You might say, "Well, how does Exodus 34 fit with what Jesus says? If one text says the sins of the father are visited on the third and fourth generation and Jesus says it isn't this man sin?" What we need to come to understand is that, at least in part, I think what Exodus 34 is referring to, is it saying that sometimes children will participate in their parents' sin because parents will set a track and the kids will get on the same track and then they're responsible for what they choose, and then, in that sense, the sins are visited on future generations unless the child chooses to break that path.

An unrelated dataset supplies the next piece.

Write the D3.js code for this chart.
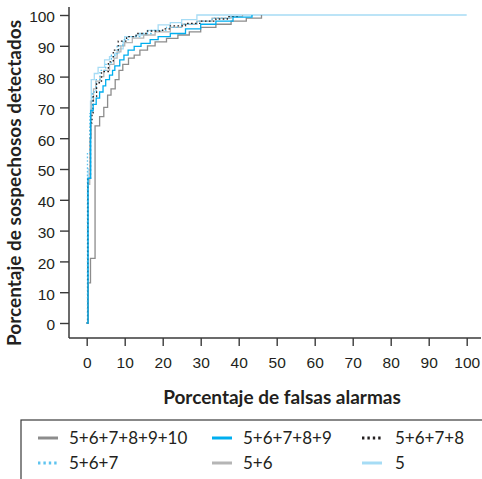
<!DOCTYPE html>
<html>
<head>
<meta charset="utf-8">
<script src="https://cdn.jsdelivr.net/npm/d3@7"></script>
<style>
  body { margin: 0; background: #fff; }
  svg { font-family: Lato, "Open Sans", sans-serif; }
  .axis text { font-size: 15.5px; fill: #231f20; }
  .axis line { stroke: #3a3a3a; stroke-width: 1.4; }
  .label { font-size: 19px; font-weight: bold; fill: #231f20; }
  .legend text { font-size: 17px; fill: #231f20; }
</style>
</head>
<body>
<div id="chart"></div>
<script>
// tick values
const xTicks = [0, 10, 20, 30, 40, 50, 60, 70, 80, 90, 100];
const yTicks = [0, 10, 20, 30, 40, 50, 60, 70, 80, 90, 100];

// series: [falsas alarmas %, sospechosos detectados %], step after each point
const s10 = [[0,0],[0.4,13],[1,21],[2.2,64],[3.4,67],[4.5,70],[5.5,74],[6.4,76],[7.5,79],[8.5,82],[9.5,84],[11,86],[12.5,87],[14,88.6],[16,90],[18,91.3],[21,92.4],[24,93.5],[27,94.5],[30,96],[34,97],[38,98],[42,99],[46,100]];
const s9 = [[0,0],[0.35,47],[1.05,69],[1.7,71],[2.5,73],[3.4,75],[4.3,77],[5,79],[6,80.5],[6.8,82],[7.4,83.5],[8.7,85.4],[9.8,87],[10.9,88.6],[12.5,89.8],[14.3,90.8],[16.7,92],[18.8,93],[22,94],[26,95.5],[30,97],[34,98],[38.5,99.3],[43.5,100]];
const s8 = [[0,0],[0.3,47],[1,65],[1.4,68],[1.7,73.5],[2.6,78],[3.9,81.6],[5.7,84.8],[7,88.6],[8.3,91.5],[10.5,93],[13,94],[16,94.8],[20,95.5],[22,96.5],[26,97.3],[30,98],[34,98.7],[37,99.5],[40,100]];
const s7 = [[0,0],[0.2,55],[0.8,68],[1.5,75],[2.5,79],[3.5,82],[5,84],[6.5,87],[8,90],[9.5,92],[11,93],[14,94],[17,95],[21,96],[25,97],[29,98],[33,99],[38,100]];
const s6 = [[0,0],[0.3,45],[0.8,60],[1.2,72],[1.8,76],[2.4,78.5],[3.5,80],[4.5,82],[6,84],[7.2,86],[8,88],[9,90],[10,91],[12,92.5],[15,93.5],[18,94.5],[22,96],[25,97],[29,98],[33,99],[38,99.5],[41,100]];
const s5 = [[0,0],[0.4,50],[1,72],[1.2,79],[2,81],[3,83],[4.7,85.4],[6,86.5],[7.4,87.6],[8.5,89],[9.6,91],[10,93],[13,93.5],[16,95],[18.8,96.8],[22,97.5],[25,98.5],[29,100],[100,100]];

const names = ["5+6+7+8+9+10", "5+6+7+8+9", "5+6+7+8", "5+6+7", "5+6", "5"];

const series = [
  { name: names[5], data: s5, color: "#a6dcf5", dash: null },
  { name: names[4], data: s6, color: "#b5b5b5", dash: null },
  { name: names[3], data: s7, color: "#5ec4ef", dash: "1.6,2" },
  { name: names[2], data: s8, color: "#231f20", dash: "1.6,2.4" },
  { name: names[0], data: s10, color: "#8c8c8c", dash: null },
  { name: names[1], data: s9, color: "#00aeef", dash: null }
];

const width = 482, height = 479;

const svg = d3.select("#chart").append("svg")
  .attr("width", width)
  .attr("height", height);

const x = d3.scaleLinear().domain([0, 100]).range([86.7, 466.7]);
const y = d3.scaleLinear().domain([0, 100]).range([323, 15]);

const axisX = 69, axisY = 338;

// axis lines
svg.append("line")
  .attr("x1", axisX).attr("x2", axisX)
  .attr("y1", 7).attr("y2", axisY)
  .attr("stroke", "#3a3a3a").attr("stroke-width", 1.5);
svg.append("line")
  .attr("x1", axisX).attr("x2", 481)
  .attr("y1", axisY).attr("y2", axisY)
  .attr("stroke", "#3a3a3a").attr("stroke-width", 1.5);

const yAxis = d3.axisLeft(y).tickValues(yTicks).tickSize(9).tickPadding(5);
const xAxis = d3.axisBottom(x).tickValues(xTicks).tickSize(8).tickPadding(11);

svg.append("g")
  .attr("class", "axis")
  .attr("transform", `translate(${axisX},0)`)
  .call(yAxis)
  .call(g => g.select(".domain").remove())
  .selectAll("text").attr("font-family", null).attr("font-size", null).attr("dy", "0.45em");

svg.append("g")
  .attr("class", "axis")
  .attr("transform", `translate(0,${axisY})`)
  .call(xAxis)
  .call(g => g.select(".domain").remove())
  .selectAll("text").attr("font-family", null).attr("font-size", null);

// curves
const line = d3.line()
  .x(d => x(d[0]))
  .y(d => y(d[1]))
  .curve(d3.curveStepAfter);

svg.append("g").selectAll("path")
  .data(series)
  .join("path")
  .attr("d", d => line(d.data))
  .attr("fill", "none")
  .attr("stroke", d => d.color)
  .attr("stroke-width", 1.3)
  .attr("stroke-dasharray", d => d.dash);

// axis titles
svg.append("text")
  .attr("class", "label")
  .attr("x", 282)
  .attr("y", 404)
  .attr("text-anchor", "middle")
  .text("Porcentaje de falsas alarmas");

svg.append("text")
  .attr("class", "label")
  .attr("transform", "rotate(-90)")
  .attr("x", -183)
  .attr("y", 21)
  .attr("text-anchor", "middle")
  .text("Porcentaje de sospechosos detectados");

// legend
const legend = svg.append("g").attr("class", "legend");
legend.append("rect")
  .attr("x", 21).attr("y", 420)
  .attr("width", 470).attr("height", 70)
  .attr("fill", "none")
  .attr("stroke", "#3a3a3a").attr("stroke-width", 1.2);

const legendItems = [
  { name: names[0], color: "#8c8c8c", dash: null },
  { name: names[1], color: "#00aeef", dash: null },
  { name: names[2], color: "#231f20", dash: "2.4,3" },
  { name: names[3], color: "#5ec4ef", dash: "2.4,3" },
  { name: names[4], color: "#b5b5b5", dash: null },
  { name: names[5], color: "#a6dcf5", dash: null }
];
const colX = [38, 212, 362];
const rowY = [438, 463];

const li = legend.selectAll("g.item")
  .data(legendItems)
  .join("g")
  .attr("class", "item")
  .attr("transform", (d, i) => `translate(${colX[i % 3]},${rowY[Math.floor(i / 3)]})`);

li.append("line")
  .attr("x1", 0).attr("x2", 20)
  .attr("y1", 0).attr("y2", 0)
  .attr("stroke", d => d.color)
  .attr("stroke-width", 3)
  .attr("stroke-dasharray", d => d.dash);

li.append("text")
  .attr("x", (d, i) => i % 3 === 2 ? 33 : 31)
  .attr("y", 0)
  .attr("dy", "0.36em")
  .text(d => d.name);
</script>
</body>
</html>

Here's why this is important. If you're here and you've grown up in a home with some level of dysfunction, which is most of us, but if you had something that you said, "I don't want to see that in my home in my future, I don't want any part of that," here's what you need to see, is that Jesus, in saying neither, is giving hope to that situation because he's saying that you are not responsible for your parents and your parents are not responsible in that sense for you.

In other words, if you have something that you look back at and you say, "This wasn't great in my home of origin, my family of origin," what you can do is you can say, "I am not my parents and my parents are not me. I'll blaze my own course with God and in this world and be responsible for what I'm responsible for." Don't use your parents as an excuse or as a determiner for what your future will hold. Jesus is saying, "We live our own course."

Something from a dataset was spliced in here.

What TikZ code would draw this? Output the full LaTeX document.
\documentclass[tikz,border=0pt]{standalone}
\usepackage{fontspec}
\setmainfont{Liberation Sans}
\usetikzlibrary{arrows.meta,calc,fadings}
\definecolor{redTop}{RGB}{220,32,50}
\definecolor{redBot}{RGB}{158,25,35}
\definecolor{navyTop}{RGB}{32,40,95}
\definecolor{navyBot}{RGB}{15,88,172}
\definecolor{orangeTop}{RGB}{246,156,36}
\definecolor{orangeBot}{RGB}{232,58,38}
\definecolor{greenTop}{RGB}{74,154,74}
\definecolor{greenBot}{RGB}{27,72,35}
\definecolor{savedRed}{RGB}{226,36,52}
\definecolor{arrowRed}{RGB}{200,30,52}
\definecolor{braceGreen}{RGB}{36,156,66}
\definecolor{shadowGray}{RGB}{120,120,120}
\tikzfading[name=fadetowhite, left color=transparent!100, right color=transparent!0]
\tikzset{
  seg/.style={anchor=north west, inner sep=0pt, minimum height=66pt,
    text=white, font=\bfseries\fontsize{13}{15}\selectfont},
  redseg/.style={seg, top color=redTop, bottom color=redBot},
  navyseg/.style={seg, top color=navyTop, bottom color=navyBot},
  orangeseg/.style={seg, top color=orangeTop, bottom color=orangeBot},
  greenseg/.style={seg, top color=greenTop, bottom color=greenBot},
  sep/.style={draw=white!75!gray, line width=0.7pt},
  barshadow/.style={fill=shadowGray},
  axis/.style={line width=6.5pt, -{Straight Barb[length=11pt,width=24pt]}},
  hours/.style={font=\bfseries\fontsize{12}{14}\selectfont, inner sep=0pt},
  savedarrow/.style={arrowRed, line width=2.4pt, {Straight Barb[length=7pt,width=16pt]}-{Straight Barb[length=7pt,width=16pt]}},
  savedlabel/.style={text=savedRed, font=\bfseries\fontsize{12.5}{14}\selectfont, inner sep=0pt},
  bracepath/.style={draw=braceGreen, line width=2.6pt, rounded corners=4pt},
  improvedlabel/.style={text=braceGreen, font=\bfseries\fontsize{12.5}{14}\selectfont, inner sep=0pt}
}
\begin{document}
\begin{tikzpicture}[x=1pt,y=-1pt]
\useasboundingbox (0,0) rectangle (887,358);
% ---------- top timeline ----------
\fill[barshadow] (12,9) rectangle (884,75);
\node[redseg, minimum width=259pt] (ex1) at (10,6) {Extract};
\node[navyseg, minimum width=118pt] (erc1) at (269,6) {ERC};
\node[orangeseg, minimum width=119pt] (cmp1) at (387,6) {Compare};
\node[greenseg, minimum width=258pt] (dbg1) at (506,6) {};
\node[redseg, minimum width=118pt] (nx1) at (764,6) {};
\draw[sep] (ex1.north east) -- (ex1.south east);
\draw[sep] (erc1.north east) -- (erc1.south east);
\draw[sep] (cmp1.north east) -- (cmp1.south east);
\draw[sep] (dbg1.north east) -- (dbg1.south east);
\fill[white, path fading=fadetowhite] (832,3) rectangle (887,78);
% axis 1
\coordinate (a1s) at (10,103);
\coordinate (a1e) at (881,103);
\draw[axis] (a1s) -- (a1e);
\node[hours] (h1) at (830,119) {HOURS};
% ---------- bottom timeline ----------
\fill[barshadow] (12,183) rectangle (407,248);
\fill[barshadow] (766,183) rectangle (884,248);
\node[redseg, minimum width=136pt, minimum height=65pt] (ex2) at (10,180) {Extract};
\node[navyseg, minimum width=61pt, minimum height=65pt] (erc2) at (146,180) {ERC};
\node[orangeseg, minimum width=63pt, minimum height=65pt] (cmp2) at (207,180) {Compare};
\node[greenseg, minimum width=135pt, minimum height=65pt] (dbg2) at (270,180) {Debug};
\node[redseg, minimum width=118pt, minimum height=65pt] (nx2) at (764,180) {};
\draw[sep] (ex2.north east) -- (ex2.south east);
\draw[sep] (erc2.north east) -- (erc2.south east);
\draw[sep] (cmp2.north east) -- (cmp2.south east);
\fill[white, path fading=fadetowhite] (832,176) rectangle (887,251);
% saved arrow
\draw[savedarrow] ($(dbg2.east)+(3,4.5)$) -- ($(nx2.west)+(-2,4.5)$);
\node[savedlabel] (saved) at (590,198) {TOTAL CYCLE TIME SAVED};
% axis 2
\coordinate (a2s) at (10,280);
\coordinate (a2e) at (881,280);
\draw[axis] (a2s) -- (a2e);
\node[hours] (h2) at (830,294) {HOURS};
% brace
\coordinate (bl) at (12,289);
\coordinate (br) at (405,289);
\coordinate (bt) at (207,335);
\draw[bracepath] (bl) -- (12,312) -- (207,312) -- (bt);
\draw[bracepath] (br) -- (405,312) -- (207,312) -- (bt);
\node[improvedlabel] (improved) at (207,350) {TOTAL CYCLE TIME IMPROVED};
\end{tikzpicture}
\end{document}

Now, he does say this and he gives a cause. At the end of verse 3, he says, "The reason this man is suffering is so that the works of God can be displayed." This is really a striking statement because in our day, in our age, and we've said that the controversial Jesus was addressing issues that were controversial in his day where Jesus experienced opposition, but they're similar today.

In other words, many of us have the same challenges, and what many of us still think today, and that is if we suffer or if somebody suffers, they must have done something wrong. Therefore, they're suffering the consequences of what they've done. Certainly, there are some consequences, but here, Jesus makes the striking statement, verse 3, "But this happens so that the works of God might be displayed in him."

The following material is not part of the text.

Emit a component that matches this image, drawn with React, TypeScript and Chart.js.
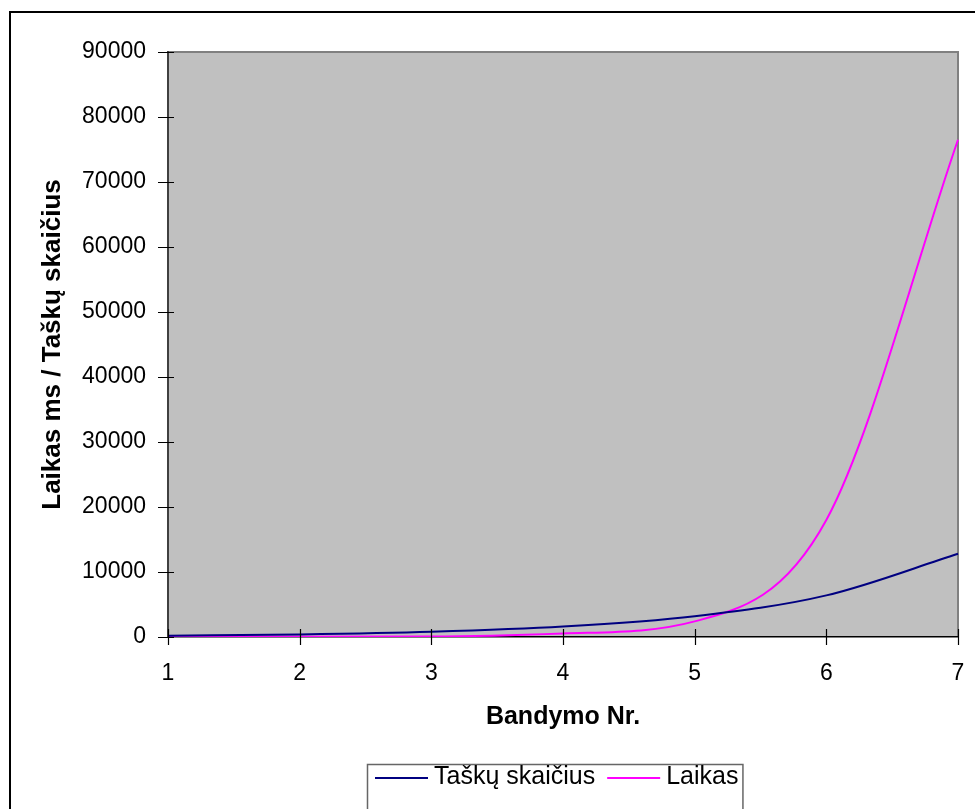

What Jesus does is he says, part of the reason that you or I suffer is so that his works can be displayed in us. See, what we tend to think is that if God's at work, if God's blessing, then everything will be received in our life in such a way that we never suffer something that's dramatic or hard, but are our lives will always go according to a plan. Therefore, if they're not going according to plan, either God has abandoned us or we've done something that's terribly wrong, but here we see the God was present even in this man's blindness

Then he says this, verse 4, "As long as it is day, we must do the works of him who sent me. Night is coming, when no one can work, I am the light of the world." What he is doing here is he simply saying, "I want you, if you're my followers, to work to alleviate suffering, to know I'm the light of the world and that what I do, sometimes miraculously, is I reverse the natural broken order of this world so that you can see my works and what I'll ultimately do is restore everything that's broken," and so suffering, at least in part, as a reminder of those realities.

Now, if you're like me, what I would tend to say is, "Well, God, if you want to work in somebody else's suffering to reveal your work, that's okay, but please don't do it in mine," because we don't want to suffer, but what this is saying is that, sometimes, God's greatest work will be achieved precisely through suffering.

You might say, "Well, how is that possible?" Well, sometimes, it's God's work in us. Sometimes, it's God's work through us to others. See, there's whole movements of Christianity that have sprung up with this idea that if you suffer, it can't be from God, and the result of suffering is because you haven't been good enough, righteous enough, you haven't done enough good things, you haven't believed enough that God will do something different in your life.

Here, again, what we see is Jesus just countering this idea and saying, "This man is in suffering because he sinned. He's suffering so that my works can be revealed, so that you can see my glory." Now, in this instance, because Jesus is about to heal him, we know that what he's doing is he's saying, "I'm going to heal this man so that you can see my works." It would be nice if we could always see a direct line from suffering to how God's work is revealed. We don't always see that, but sometimes we do.

There's a lady whose name was Joni Eareckson Tada. She's one of those born, I think 70 years ago this year, and when she was 19 or 20 in 1969 she went cliff jumping, diving with some of her friends. She dove off a cliff and the water was shallower than she thought, and she broke her neck and ended up becoming a quadriplegic, paralyzed. She's had 50 years now to reflect on this, and in the course of her life, she has spoken literally to hundreds of thousands of people about God and how God was at work in her.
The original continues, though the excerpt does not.